The tension setting is named for the tension of the metal band that secures the diamond in place. With the help of lasers used to calibrate the exact dimensions of the diamond, the jeweller expertly cuts tiny grooves into the sides of the band, or shank, so that the diamond appears suspended between the two sides. The gems must have 9 or more in Mohs Scale of mineral hardness (diamond, zaphire, ryby, etc).
The bezel setting is the second most popular jewellery setting and the most antique of all of them. Instead of holding the diamond with prongs, the bezel setting encircles the diamond, or center stone, with a thin metal rim custom-made to hold the stone tightly in place. It has modern look and it's so suitable for an active lifestyle, so it's perfect for jewells as earrings, necklaces or rings.

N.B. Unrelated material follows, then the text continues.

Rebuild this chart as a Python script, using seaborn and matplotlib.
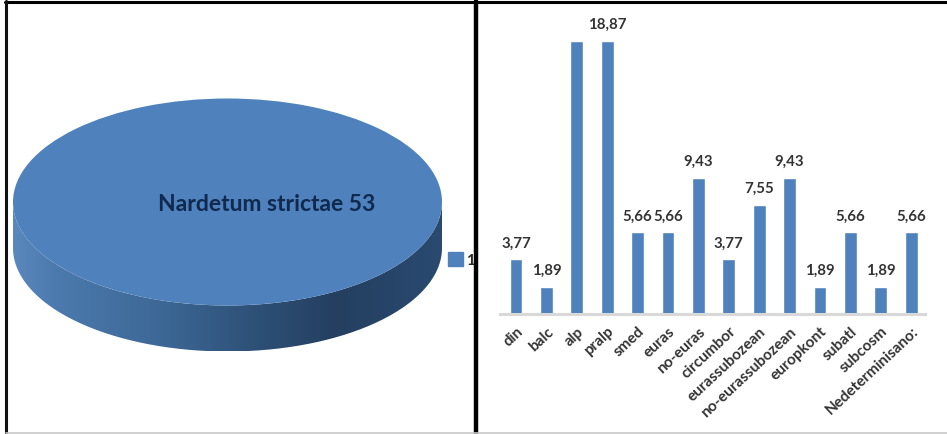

The pavé setting, pronounced “pa-vay,” comes from the French word “to pave,” as in paved with diamonds. By closely setting small diamonds together with minimal visibility of the tiny metal beads or prongs holding the stones in place, the effect is one of continuous sparkle. The beads are nicely formed, evenly spaced and sized, and they secure the diamonds. The tables of all the diamonds are at the same height and are even with the rim of metal into which they are set.
In Bar setting diamonds are separate between vertical bars of metal. It's the perfect setting for baguette, oval, princess or round cuts. There’s hald diamond to see and light can pass through the diamond adding brilliance.
The channel setting is a secure way to set smaller diamonds in a row into the band of the ring, making a metal channel of sparkling stones flush with the shank. This setting is popular for wedding bands that feature only smaller stones and no center stone. Since there are no prongs, this setting is also a good option for a snag-free and secure design.